* [What to do]:
Reply with only the number of lines that contain the string "document".

* [Source data]:
------------------------

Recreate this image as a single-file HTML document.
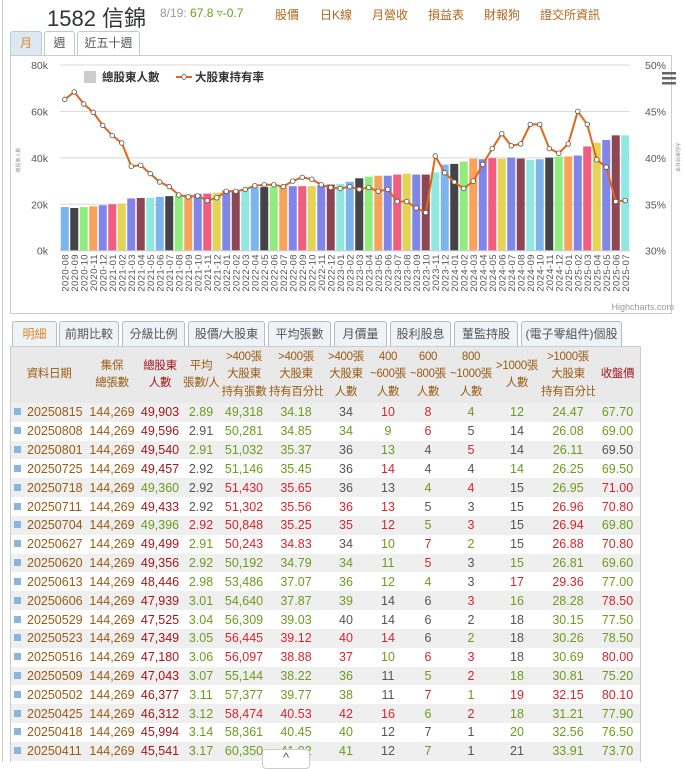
<!DOCTYPE html>
<html><head><meta charset="utf-8">
<style>
*{box-sizing:border-box;margin:0;padding:0}
body{width:685px;height:762px;overflow:hidden;background:#fff;font-family:"Liberation Sans","Noto Sans CJK TC",sans-serif;position:relative;color:#444}
.abs{position:absolute}
.lnk{position:absolute;top:6px;font-size:12px;color:#b0661f}
.tab{position:absolute;border:1px solid #bcc;border-bottom:none;border-radius:3px 3px 0 0;background:#eef4f8;font-size:12px;color:#555;text-align:center;line-height:22px}
.ttab{position:absolute;top:321px;height:26px;border:1px solid #bbb;border-bottom:none;border-radius:3px 3px 0 0;background:#eef3f7;font-size:12px;color:#555;text-align:center;line-height:24px}
table{position:absolute;left:11px;top:347px;width:629px;border-collapse:collapse;font-size:12.5px;table-layout:fixed}
th{font-weight:normal;color:#9a5b13;background:#e9e9e9;font-size:11.5px;line-height:17.5px;padding:0;white-space:nowrap;overflow:hidden;letter-spacing:-0.3px}
thead tr{height:56px}
td{height:18.83px;padding:0;text-align:center;white-space:nowrap}
tr.z td{background:#efefef}
td.d{color:#9a5b13;text-align:left;padding-left:3px}
td.d:before{content:"";display:inline-block;width:7px;height:7px;background:#8ab6dc;margin-right:6px;vertical-align:1px}
.G{color:#6d9b1e}.R{color:#d4262f}.K{color:#555}.B{color:#9a5b13}.D{color:#a3161b}
</style></head><body>
<div class="abs" style="left:2px;top:0;width:1px;height:762px;background:#ccc"></div>
<div class="abs" style="left:47px;top:1px;font-size:22px;color:#333">1582 信錦</div>
<div class="abs" style="left:160px;top:6px;font-size:12px;color:#999">8/19: <span style="color:#6d9b1e">67.8</span> <span style="color:#6d9b1e">▿-0.7</span></div>
<a class="lnk" style="left:275px">股價</a>
<a class="lnk" style="left:320px">日K線</a>
<a class="lnk" style="left:372px">月營收</a>
<a class="lnk" style="left:428px">損益表</a>
<a class="lnk" style="left:484px">財報狗</a>
<a class="lnk" style="left:540px">證交所資訊</a>

<div class="tab" style="left:10px;top:31px;width:32px;height:25px;color:#e0852a;background:#dde9f2">月</div>
<div class="tab" style="left:44px;top:31px;width:31px;height:25px;background:#fff">週</div>
<div class="tab" style="left:77px;top:31px;width:63px;height:25px;background:#fff">近五十週</div>

<div class="abs" style="left:10px;top:55px;width:662px;height:259px;border:1px solid #ccc"></div>
<svg class="abs" style="left:0;top:0" width="685" height="320" id="chart" font-family="Liberation Sans, Noto Sans CJK TC, sans-serif"></svg>

<div class="ttab" style="left:12px;width:45px;color:#e0852a">明細</div>
<div class="ttab" style="left:59px;width:60px">前期比較</div>
<div class="ttab" style="left:122px;width:63px">分級比例</div>
<div class="ttab" style="left:188px;width:77px">股價/大股東</div>
<div class="ttab" style="left:268px;width:63px">平均張數</div>
<div class="ttab" style="left:334px;width:53px">月價量</div>
<div class="ttab" style="left:390px;width:61px">股利股息</div>
<div class="ttab" style="left:454px;width:64px">董監持股</div>
<div class="ttab" style="left:521px;width:101px">(電子零組件)個股</div>
<div class="abs" style="left:10px;top:346px;width:631px;height:416px;border:1px solid #ccc;border-bottom:none"></div>

<table id="tbl">
<colgroup><col style="width:76px"><col style="width:50px"><col style="width:46px"><col style="width:36px"><col style="width:50px"><col style="width:54px"><col style="width:46px"><col style="width:38px"><col style="width:42px"><col style="width:44px"><col style="width:48px"><col style="width:54px"><col style="width:45px"></colgroup>
<thead><tr>
<th>資料日期</th>
<th>集保<br>總張數</th>
<th style="color:#a3161b">總股東<br>人數</th>
<th>平均<br>張數/人</th>
<th>&gt;400張<br>大股東<br>持有張數</th>
<th>&gt;400張<br>大股東<br>持有百分比</th>
<th>&gt;400張<br>大股東<br>人數</th>
<th>400<br>~600張<br>人數</th>
<th>600<br>~800張<br>人數</th>
<th>800<br>~1000張<br>人數</th>
<th>&gt;1000張<br>人數</th>
<th>&gt;1000張<br>大股東<br>持有百分比</th>
<th style="color:#a3161b">收盤價</th>
</tr></thead><tbody id="tb"></tbody></table>

<div class="abs" style="left:262px;top:749px;width:48px;height:20px;border:1px solid #ccc;border-radius:4px;background:#fff;text-align:center;font-size:13px;color:#555">^</div>

<script>
const months=[];for(let y=2020;y<=2025;y++)for(let m=1;m<=12;m++){if((y===2020&&m<8)||(y===2025&&m>7))continue;months.push(y+'-'+String(m).padStart(2,'0'));}
const holders=[18.8,18.4,18.8,19.1,19.6,20.0,20.3,22.5,22.7,22.8,23.2,23.5,24.2,24.2,24.5,24.6,25.0,26.0,26.1,26.6,27.3,27.4,27.5,27.5,27.8,27.8,27.8,28.2,28.5,28.8,29.7,31.2,31.9,32.3,32.3,32.8,33.2,32.8,32.8,33.8,37.1,37.4,38.4,39.7,39.4,39.9,39.6,40.1,39.7,39.1,39.4,40.1,40.6,40.6,41.0,44.9,46.5,47.7,49.7,49.7];
const ratio=[46.3,47.1,45.8,44.9,43.5,42.4,41.6,39.1,39.2,38.3,37.4,36.9,36.0,35.8,35.9,35.4,35.7,36.4,36.4,36.6,37.0,37.1,37.1,36.9,37.5,37.9,37.7,37.1,36.8,36.7,36.9,36.6,36.8,36.4,36.6,35.3,35.3,34.6,34.1,40.2,38.4,37.4,36.7,37.5,39.3,41.0,42.6,41.3,41.5,43.6,43.6,41.0,40.5,41.5,45.0,43.6,39.8,39.0,35.3,35.4];
const leftTicks=['0k','20k','40k','60k','80k'];
const rightTicks=['30%','35%','40%','45%','50%'];
const colors=['#7cb5ec','#434348','#90ed7d','#f7a35c','#8085e9','#f15c80','#e4d354','#8085e8','#8d4653','#91e8e1'];
const NS='http://www.w3.org/2000/svg',svg=document.getElementById('chart');
const X0=60,X1=630,Y0=250.7,Y1=65;
const xs=i=>X0+(X1-X0)/months.length*(i+0.5);
const yL=v=>Y0-v/80*(Y0-Y1);
const yR=p=>Y0-(p-30)/20*(Y0-Y1);
function mk(t,a){const e=document.createElementNS(NS,t);for(const k in a)e.setAttribute(k,a[k]);svg.appendChild(e);return e;}
leftTicks.forEach((t,i)=>{const y=Y0-i*(Y0-Y1)/4;
 const g=mk('line',{x1:X0,x2:X1,y1:y,y2:y,stroke:'#d8d8d8','stroke-width':1});
 
 const a=mk('text',{x:48,y:y+4,'text-anchor':'end','font-size':10.5,fill:'#555'});a.textContent=t;
 
 const b=mk('text',{x:645,y:y+4,'font-size':10.5,fill:'#555'});b.textContent=rightTicks[i];
 });
const bw=(X1-X0)/months.length-1.5;
holders.forEach((v,i)=>{const r=mk('rect',{x:xs(i)-bw/2,y:yL(v),width:bw,height:Y0-yL(v),fill:colors[i%10]});
 
 const t=mk('text',{transform:`translate(${xs(i)+3.5},254) rotate(-90)`,'text-anchor':'end','font-size':9.5,fill:'#555','letter-spacing':'0.4'});t.textContent=months[i];
 });
const ax=mk('line',{x1:X0,x2:X1,y1:Y0,y2:Y0,stroke:'#ccd',});
const pl=mk('polyline',{points:ratio.map((p,i)=>xs(i)+','+yR(p)).join(' '),fill:'none',stroke:'#e0661a','stroke-width':2});

ratio.forEach((p,i)=>{const c=mk('circle',{cx:xs(i),cy:yR(p),r:2.3,fill:'#fff',stroke:'#555','stroke-width':0.8});
 });
let e=mk('rect',{x:84,y:71,width:12,height:12,fill:'#ccc'});
e=mk('text',{x:102,y:81,'font-size':11.5,'font-weight':'bold',fill:'#333'});e.textContent='總股東人數';
e=mk('line',{x1:176,x2:192,y1:77,y2:77,stroke:'#e0661a','stroke-width':2});
e=mk('circle',{cx:184,cy:77,r:2.3,fill:'#fff',stroke:'#555','stroke-width':0.8});
e=mk('text',{x:195,y:81,'font-size':11.5,'font-weight':'bold',fill:'#333'});e.textContent='大股東持有率';
e=mk('text',{transform:'translate(20,160) rotate(-90)','text-anchor':'middle','font-size':5,fill:'#999'});e.textContent='總股東人數';
e=mk('text',{transform:'translate(676,157) rotate(90)','text-anchor':'middle','font-size':5,fill:'#999'});e.textContent='大股東持有率';
e=mk('text',{x:674,y:310,'text-anchor':'end','font-size':9,fill:'#999'});e.textContent='Highcharts.com';
for(let k=0;k<3;k++){e=mk('rect',{x:662,y:72+k*5,width:14,height:2.5,fill:'#666'});}

const rows=[
'20250815|49,903 D|2.89 G|49,318 G|34.18 G|34 K|10 R|8 R|4 G|12 G|24.47 G|67.70 G',
'20250808|49,596 D|2.91 K|50,281 G|34.85 G|34 G|9 G|6 R|5 K|14 K|26.08 G|69.00 G',
'20250801|49,540 D|2.91 G|51,032 G|35.37 G|36 K|13 G|4 K|5 R|14 K|26.11 G|69.50 K',
'20250725|49,457 D|2.92 K|51,146 G|35.45 G|36 K|14 R|4 K|4 K|14 G|26.25 G|69.50 G',
'20250718|49,360 G|2.92 K|51,430 R|35.65 R|36 K|13 K|4 G|4 R|15 K|26.95 G|71.00 R',
'20250711|49,433 D|2.92 K|51,302 R|35.56 R|36 R|13 R|5 K|3 K|15 K|26.96 R|70.80 R',
'20250704|49,396 G|2.92 R|50,848 R|35.25 R|35 R|12 R|5 G|3 R|15 K|26.94 R|69.80 G',
'20250627|49,499 D|2.91 G|50,243 R|34.83 R|34 K|10 G|7 R|2 G|15 K|26.88 R|70.80 R',
'20250620|49,356 D|2.92 G|50,192 G|34.79 G|34 G|11 G|5 R|3 K|15 G|26.81 G|69.60 G',
'20250613|48,446 D|2.98 G|53,486 G|37.07 G|36 G|12 G|4 G|3 K|17 R|29.36 R|77.00 G',
'20250606|47,939 D|3.01 G|54,640 G|37.87 G|39 G|14 K|6 K|3 R|16 G|28.28 G|78.50 R',
'20250529|47,525 D|3.04 G|56,309 G|39.03 G|40 K|14 K|6 K|2 K|18 K|30.15 G|77.50 G',
'20250523|47,349 D|3.05 G|56,445 R|39.12 R|40 R|14 R|6 K|2 G|18 K|30.26 G|78.50 G',
'20250516|47,180 D|3.06 G|56,097 R|38.88 R|37 R|10 G|6 R|3 R|18 K|30.69 G|80.00 R',
'20250509|47,043 D|3.07 G|55,144 G|38.22 G|36 G|11 K|5 G|2 R|18 G|30.81 G|75.20 G',
'20250502|46,377 D|3.11 G|57,377 G|39.77 G|38 G|11 K|7 R|1 G|19 R|32.15 R|80.10 R',
'20250425|46,312 D|3.12 G|58,474 R|40.53 R|42 R|16 R|6 G|2 R|18 G|31.21 G|77.90 G',
'20250418|45,994 D|3.14 G|58,361 G|40.45 G|40 G|12 K|7 K|1 K|20 G|32.56 G|76.50 G',
'20250411|45,541 D|3.17 G|60,350 G|41.02 G|41 G|12 K|7 G|1 K|21 K|33.91 G|73.70 G'];
const tb=document.getElementById('tb');
rows.forEach((r,i)=>{const tr=document.createElement('tr');if(i%2===0)tr.className='z';
 
 
 const p=r.split('|');
 let h='<td class="d">'+p[0]+'</td><td class="B">144,269</td>';
 for(let k=1;k<p.length;k++){const [v,c]=p[k].split(' ');h+='<td class="'+c+'">'+v+'</td>';}
 tr.innerHTML=h;tb.appendChild(tr);});
</script>
</body></html>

------------------------

* [Solution for this exercise]:
5